I think our friend from earlier is just looking for a fight so we are trying to just ignore that as much as possible. It is tempting to react to his charges as the last thing I would ever consider myself if a bully. In fact, I would challenge you to ask anyone who knows me if I am. Go ahead, dig into my friend list on Facebook or in Twitter and ask a random person. Those who know me know I am usually the one standing up for those who don't feel comfortable doing so for themselves (both professionally and personally). The bully charge is not only bogus, but another sign of maliciousness and bad intentions. And now this other guy has riled Mike Key up to make the same claims when he was not using this language until they interacted with one another.
These bogus charges do bring up a good opportunity to do more research and share resources around cyber bullying. In fact, I will take this as a project to get started ASAP and will publish more on it next week.

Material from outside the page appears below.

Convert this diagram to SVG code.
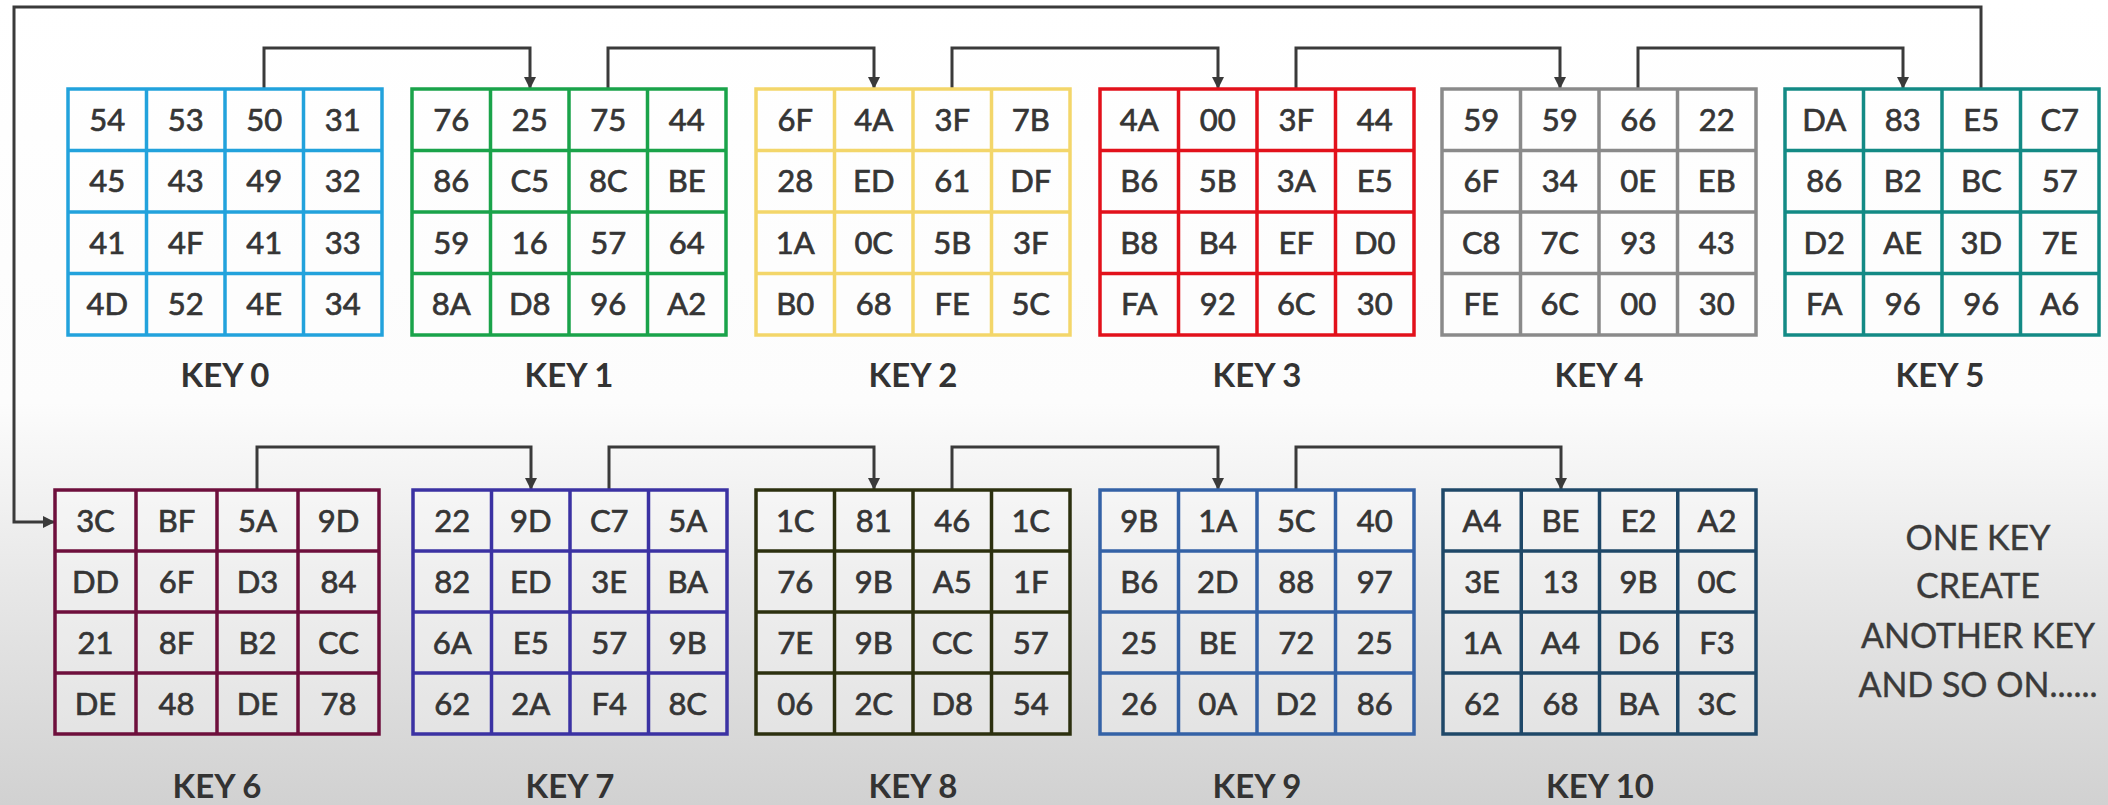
<svg xmlns="http://www.w3.org/2000/svg" width="2108" height="805" viewBox="0 0 2108 805">
<defs>
<linearGradient id="bg" x1="0" y1="0" x2="0" y2="805" gradientUnits="userSpaceOnUse">
<stop offset="0" stop-color="#ffffff"/>
<stop offset="0.5" stop-color="#fcfcfc"/>
<stop offset="0.72" stop-color="#e8e8e8"/>
<stop offset="1" stop-color="#d1d1d1"/>
</linearGradient>
<marker id="arr" viewBox="0 0 12 12" refX="11" refY="6" markerWidth="12" markerHeight="12" markerUnits="userSpaceOnUse" orient="auto">
<path d="M0,0 L12,6 L0,12 z" fill="#3a3a3a"/>
</marker>
<style>
.c{font-family:Lato,"Open Sans","Liberation Sans",sans-serif;font-size:31px;fill:#353535;stroke:#353535;stroke-width:0.7px;text-anchor:middle}
.k{font-family:Lato,"Open Sans","Liberation Sans",sans-serif;font-size:33px;font-weight:700;fill:#333;text-anchor:middle}
.n{font-family:Lato,"Open Sans","Liberation Sans",sans-serif;font-size:34px;fill:#3a3a3a;stroke:#3a3a3a;stroke-width:0.4px;text-anchor:middle}
.g{fill:#ffffff;fill-opacity:0.3;stroke-width:3.5}
.l{fill:none;stroke-width:3.5}
.cn{fill:none;stroke:#3a3a3a;stroke-width:3}
</style>
</defs>
<rect x="0" y="0" width="2108" height="805" fill="url(#bg)"/>

<g id="connectors">
<path class="cn" d="M264,89 V48 H530 V88" marker-end="url(#arr)"/>
<path class="cn" d="M608,89 V48 H874 V88" marker-end="url(#arr)"/>
<path class="cn" d="M952,89 V48 H1218 V88" marker-end="url(#arr)"/>
<path class="cn" d="M1296,89 V48 H1560 V88" marker-end="url(#arr)"/>
<path class="cn" d="M1638,89 V48 H1903 V88" marker-end="url(#arr)"/>
<path class="cn" d="M1981,89 V7 H14 V522 H54" marker-end="url(#arr)"/>
<path class="cn" d="M257,490 V447 H531 V489" marker-end="url(#arr)"/>
<path class="cn" d="M609,490 V447 H874 V489" marker-end="url(#arr)"/>
<path class="cn" d="M952,490 V447 H1218 V489" marker-end="url(#arr)"/>
<path class="cn" d="M1296,490 V447 H1561 V489" marker-end="url(#arr)"/>
</g>

<g id="key0">
<rect class="g" x="68" y="89" width="314" height="246" stroke="#22a2dc"/>
<path class="l" stroke="#22a2dc" d="M146.5,89 V335 M225,89 V335 M303.5,89 V335 M68,150.5 H382 M68,212 H382 M68,273.5 H382"/>
<text class="c" x="107.25" y="131">54</text><text class="c" x="185.75" y="131">53</text><text class="c" x="264.25" y="131">50</text><text class="c" x="342.75" y="131">31</text>
<text class="c" x="107.25" y="192">45</text><text class="c" x="185.75" y="192">43</text><text class="c" x="264.25" y="192">49</text><text class="c" x="342.75" y="192">32</text>
<text class="c" x="107.25" y="254">41</text><text class="c" x="185.75" y="254">4F</text><text class="c" x="264.25" y="254">41</text><text class="c" x="342.75" y="254">33</text>
<text class="c" x="107.25" y="315">4D</text><text class="c" x="185.75" y="315">52</text><text class="c" x="264.25" y="315">4E</text><text class="c" x="342.75" y="315">34</text>
<text class="k" x="225" y="387">KEY 0</text>
</g>

<g id="key1">
<rect class="g" x="412" y="89" width="314" height="246" stroke="#1aa34a"/>
<path class="l" stroke="#1aa34a" d="M490.5,89 V335 M569,89 V335 M647.5,89 V335 M412,150.5 H726 M412,212 H726 M412,273.5 H726"/>
<text class="c" x="451.25" y="131">76</text><text class="c" x="529.75" y="131">25</text><text class="c" x="608.25" y="131">75</text><text class="c" x="686.75" y="131">44</text>
<text class="c" x="451.25" y="192">86</text><text class="c" x="529.75" y="192">C5</text><text class="c" x="608.25" y="192">8C</text><text class="c" x="686.75" y="192">BE</text>
<text class="c" x="451.25" y="254">59</text><text class="c" x="529.75" y="254">16</text><text class="c" x="608.25" y="254">57</text><text class="c" x="686.75" y="254">64</text>
<text class="c" x="451.25" y="315">8A</text><text class="c" x="529.75" y="315">D8</text><text class="c" x="608.25" y="315">96</text><text class="c" x="686.75" y="315">A2</text>
<text class="k" x="569" y="387">KEY 1</text>
</g>

<g id="key2">
<rect class="g" x="756" y="89" width="314" height="246" stroke="#f3d66a"/>
<path class="l" stroke="#f3d66a" d="M834.5,89 V335 M913,89 V335 M991.5,89 V335 M756,150.5 H1070 M756,212 H1070 M756,273.5 H1070"/>
<text class="c" x="795.25" y="131">6F</text><text class="c" x="873.75" y="131">4A</text><text class="c" x="952.25" y="131">3F</text><text class="c" x="1030.75" y="131">7B</text>
<text class="c" x="795.25" y="192">28</text><text class="c" x="873.75" y="192">ED</text><text class="c" x="952.25" y="192">61</text><text class="c" x="1030.75" y="192">DF</text>
<text class="c" x="795.25" y="254">1A</text><text class="c" x="873.75" y="254">0C</text><text class="c" x="952.25" y="254">5B</text><text class="c" x="1030.75" y="254">3F</text>
<text class="c" x="795.25" y="315">B0</text><text class="c" x="873.75" y="315">68</text><text class="c" x="952.25" y="315">FE</text><text class="c" x="1030.75" y="315">5C</text>
<text class="k" x="913" y="387">KEY 2</text>
</g>

<g id="key3">
<rect class="g" x="1100" y="89" width="314" height="246" stroke="#e2111b"/>
<path class="l" stroke="#e2111b" d="M1178.5,89 V335 M1257,89 V335 M1335.5,89 V335 M1100,150.5 H1414 M1100,212 H1414 M1100,273.5 H1414"/>
<text class="c" x="1139.25" y="131">4A</text><text class="c" x="1217.75" y="131">00</text><text class="c" x="1296.25" y="131">3F</text><text class="c" x="1374.75" y="131">44</text>
<text class="c" x="1139.25" y="192">B6</text><text class="c" x="1217.75" y="192">5B</text><text class="c" x="1296.25" y="192">3A</text><text class="c" x="1374.75" y="192">E5</text>
<text class="c" x="1139.25" y="254">B8</text><text class="c" x="1217.75" y="254">B4</text><text class="c" x="1296.25" y="254">EF</text><text class="c" x="1374.75" y="254">D0</text>
<text class="c" x="1139.25" y="315">FA</text><text class="c" x="1217.75" y="315">92</text><text class="c" x="1296.25" y="315">6C</text><text class="c" x="1374.75" y="315">30</text>
<text class="k" x="1257" y="387">KEY 3</text>
</g>

<g id="key4">
<rect class="g" x="1442" y="89" width="314" height="246" stroke="#8a8a8a"/>
<path class="l" stroke="#8a8a8a" d="M1520.5,89 V335 M1599,89 V335 M1677.5,89 V335 M1442,150.5 H1756 M1442,212 H1756 M1442,273.5 H1756"/>
<text class="c" x="1481.25" y="131">59</text><text class="c" x="1559.75" y="131">59</text><text class="c" x="1638.25" y="131">66</text><text class="c" x="1716.75" y="131">22</text>
<text class="c" x="1481.25" y="192">6F</text><text class="c" x="1559.75" y="192">34</text><text class="c" x="1638.25" y="192">0E</text><text class="c" x="1716.75" y="192">EB</text>
<text class="c" x="1481.25" y="254">C8</text><text class="c" x="1559.75" y="254">7C</text><text class="c" x="1638.25" y="254">93</text><text class="c" x="1716.75" y="254">43</text>
<text class="c" x="1481.25" y="315">FE</text><text class="c" x="1559.75" y="315">6C</text><text class="c" x="1638.25" y="315">00</text><text class="c" x="1716.75" y="315">30</text>
<text class="k" x="1599" y="387">KEY 4</text>
</g>

<g id="key5">
<rect class="g" x="1785" y="89" width="314" height="246" stroke="#138a85"/>
<path class="l" stroke="#138a85" d="M1863.5,89 V335 M1942,89 V335 M2020.5,89 V335 M1785,150.5 H2099 M1785,212 H2099 M1785,273.5 H2099"/>
<text class="c" x="1824.25" y="131">DA</text><text class="c" x="1902.75" y="131">83</text><text class="c" x="1981.25" y="131">E5</text><text class="c" x="2059.75" y="131">C7</text>
<text class="c" x="1824.25" y="192">86</text><text class="c" x="1902.75" y="192">B2</text><text class="c" x="1981.25" y="192">BC</text><text class="c" x="2059.75" y="192">57</text>
<text class="c" x="1824.25" y="254">D2</text><text class="c" x="1902.75" y="254">AE</text><text class="c" x="1981.25" y="254">3D</text><text class="c" x="2059.75" y="254">7E</text>
<text class="c" x="1824.25" y="315">FA</text><text class="c" x="1902.75" y="315">96</text><text class="c" x="1981.25" y="315">96</text><text class="c" x="2059.75" y="315">A6</text>
<text class="k" x="1940" y="387">KEY 5</text>
</g>

<g id="key6">
<rect class="g" x="55" y="490" width="324" height="244" stroke="#6e0f3c"/>
<path class="l" stroke="#6e0f3c" d="M136,490 V734 M217,490 V734 M298,490 V734 M55,551 H379 M55,612 H379 M55,673 H379"/>
<text class="c" x="95.5" y="531.5">3C</text><text class="c" x="176.5" y="531.5">BF</text><text class="c" x="257.5" y="531.5">5A</text><text class="c" x="338.5" y="531.5">9D</text>
<text class="c" x="95.5" y="592.5">DD</text><text class="c" x="176.5" y="592.5">6F</text><text class="c" x="257.5" y="592.5">D3</text><text class="c" x="338.5" y="592.5">84</text>
<text class="c" x="95.5" y="653.5">21</text><text class="c" x="176.5" y="653.5">8F</text><text class="c" x="257.5" y="653.5">B2</text><text class="c" x="338.5" y="653.5">CC</text>
<text class="c" x="95.5" y="714.5">DE</text><text class="c" x="176.5" y="714.5">48</text><text class="c" x="257.5" y="714.5">DE</text><text class="c" x="338.5" y="714.5">78</text>
<text class="k" x="217" y="798">KEY 6</text>
</g>

<g id="key7">
<rect class="g" x="413" y="490" width="314" height="244" stroke="#3b32a3"/>
<path class="l" stroke="#3b32a3" d="M491.5,490 V734 M570,490 V734 M648.5,490 V734 M413,551 H727 M413,612 H727 M413,673 H727"/>
<text class="c" x="452.25" y="531.5">22</text><text class="c" x="530.75" y="531.5">9D</text><text class="c" x="609.25" y="531.5">C7</text><text class="c" x="687.75" y="531.5">5A</text>
<text class="c" x="452.25" y="592.5">82</text><text class="c" x="530.75" y="592.5">ED</text><text class="c" x="609.25" y="592.5">3E</text><text class="c" x="687.75" y="592.5">BA</text>
<text class="c" x="452.25" y="653.5">6A</text><text class="c" x="530.75" y="653.5">E5</text><text class="c" x="609.25" y="653.5">57</text><text class="c" x="687.75" y="653.5">9B</text>
<text class="c" x="452.25" y="714.5">62</text><text class="c" x="530.75" y="714.5">2A</text><text class="c" x="609.25" y="714.5">F4</text><text class="c" x="687.75" y="714.5">8C</text>
<text class="k" x="570" y="798">KEY 7</text>
</g>

<g id="key8">
<rect class="g" x="756" y="490" width="314" height="244" stroke="#2c300f"/>
<path class="l" stroke="#2c300f" d="M834.5,490 V734 M913,490 V734 M991.5,490 V734 M756,551 H1070 M756,612 H1070 M756,673 H1070"/>
<text class="c" x="795.25" y="531.5">1C</text><text class="c" x="873.75" y="531.5">81</text><text class="c" x="952.25" y="531.5">46</text><text class="c" x="1030.75" y="531.5">1C</text>
<text class="c" x="795.25" y="592.5">76</text><text class="c" x="873.75" y="592.5">9B</text><text class="c" x="952.25" y="592.5">A5</text><text class="c" x="1030.75" y="592.5">1F</text>
<text class="c" x="795.25" y="653.5">7E</text><text class="c" x="873.75" y="653.5">9B</text><text class="c" x="952.25" y="653.5">CC</text><text class="c" x="1030.75" y="653.5">57</text>
<text class="c" x="795.25" y="714.5">06</text><text class="c" x="873.75" y="714.5">2C</text><text class="c" x="952.25" y="714.5">D8</text><text class="c" x="1030.75" y="714.5">54</text>
<text class="k" x="913" y="798">KEY 8</text>
</g>

<g id="key9">
<rect class="g" x="1100" y="490" width="314" height="244" stroke="#3462a6"/>
<path class="l" stroke="#3462a6" d="M1178.5,490 V734 M1257,490 V734 M1335.5,490 V734 M1100,551 H1414 M1100,612 H1414 M1100,673 H1414"/>
<text class="c" x="1139.25" y="531.5">9B</text><text class="c" x="1217.75" y="531.5">1A</text><text class="c" x="1296.25" y="531.5">5C</text><text class="c" x="1374.75" y="531.5">40</text>
<text class="c" x="1139.25" y="592.5">B6</text><text class="c" x="1217.75" y="592.5">2D</text><text class="c" x="1296.25" y="592.5">88</text><text class="c" x="1374.75" y="592.5">97</text>
<text class="c" x="1139.25" y="653.5">25</text><text class="c" x="1217.75" y="653.5">BE</text><text class="c" x="1296.25" y="653.5">72</text><text class="c" x="1374.75" y="653.5">25</text>
<text class="c" x="1139.25" y="714.5">26</text><text class="c" x="1217.75" y="714.5">0A</text><text class="c" x="1296.25" y="714.5">D2</text><text class="c" x="1374.75" y="714.5">86</text>
<text class="k" x="1257" y="798">KEY 9</text>
</g>

<g id="key10">
<rect class="g" x="1443" y="490" width="313" height="244" stroke="#1f4868"/>
<path class="l" stroke="#1f4868" d="M1521.25,490 V734 M1599.5,490 V734 M1677.75,490 V734 M1443,551 H1756 M1443,612 H1756 M1443,673 H1756"/>
<text class="c" x="1482.1" y="531.5">A4</text><text class="c" x="1560.4" y="531.5">BE</text><text class="c" x="1638.6" y="531.5">E2</text><text class="c" x="1716.9" y="531.5">A2</text>
<text class="c" x="1482.1" y="592.5">3E</text><text class="c" x="1560.4" y="592.5">13</text><text class="c" x="1638.6" y="592.5">9B</text><text class="c" x="1716.9" y="592.5">0C</text>
<text class="c" x="1482.1" y="653.5">1A</text><text class="c" x="1560.4" y="653.5">A4</text><text class="c" x="1638.6" y="653.5">D6</text><text class="c" x="1716.9" y="653.5">F3</text>
<text class="c" x="1482.1" y="714.5">62</text><text class="c" x="1560.4" y="714.5">68</text><text class="c" x="1638.6" y="714.5">BA</text><text class="c" x="1716.9" y="714.5">3C</text>
<text class="k" x="1600" y="798">KEY 10</text>
</g>

<g id="note">
<text class="n" x="1978" y="550">ONE KEY</text>
<text class="n" x="1978" y="598">CREATE</text>
<text class="n" x="1978" y="648">ANOTHER KEY</text>
<text class="n" x="1978" y="697">AND SO ON......</text>
</g>
</svg>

With all that said, I think the most interesting part in this situation is how quiet the overall community has been on this issue. I know many are watching our Twitter feed, but few have been willing to say anything publicly on this - either for or against what happened and our reaction to it. It is like by simply ignoring it, it will go away.
Photo by Kevin Cheng
A few have told us how much they think we were wrong for calling out this bad behavior in the way we did. We wish we were perfect, but we are not, we are human.
We know, this will eventually go away and be forgotten. It always does. But we don't want to sweep this under the rug, it's an important issue for the community to address, the sort of thing we asked local chapters to help us build out even.
- We want to know how the community feels about what happened in Virginia Beach.
- What organizations like SMC can do to prevent this from happening in the future.
- How we *should* have handled it, if we should have handled it differently.
I want to know what can we do to engage the community if/when something like this happens.
This post was to set the record straight as best as we know it. We were asked to step in and help a local leader regain access to the community they started. It turned ugly. Everyone in the SMC community suffers because of it.
I want this post to be the first in a series where we cover several items pertaining to this issue and what it means to the future of Social Media Club. Answering some of the questions noted above, as well as discussing what it really means to act 'professionally'. There are opinions on both sides around my use of curse words, on calling out someone's bad behavior and for taking this into a public forum. We want to hear it all.
We want to learn from this. We want to share these learnings with others within our community. We are a small organization trying to bring a wildly diverse industry together and find a way to use the power of the network for a greater good. We are also humans, trying to do the best we can each day and sometimes not always doing it very smoothly.
UPDATE: I have tried to leave a comment on Mike's blog post with several of these points made, but he refuses to publish it. His choice. I took a screen shot of my comment to him, again, showing I am here just trying to state the facts and get to a resolution. I wish I had taken a screen shot of his original post from yesterday afternoon as he has since changed the title and several items within the post - without noting it had been altered - which is not a good practice in publishing.
I welcome Mike to leave a comment here if he so wishes. Social Media Club is an open forum for discussion and learning.
UPDATE #2: I was just advised that Mike Key has deleted his post mentioned above along with several tweets he posted yesterday and today about the situation. I have his blog post in my feed reader and we have saved a copy of it for our archives.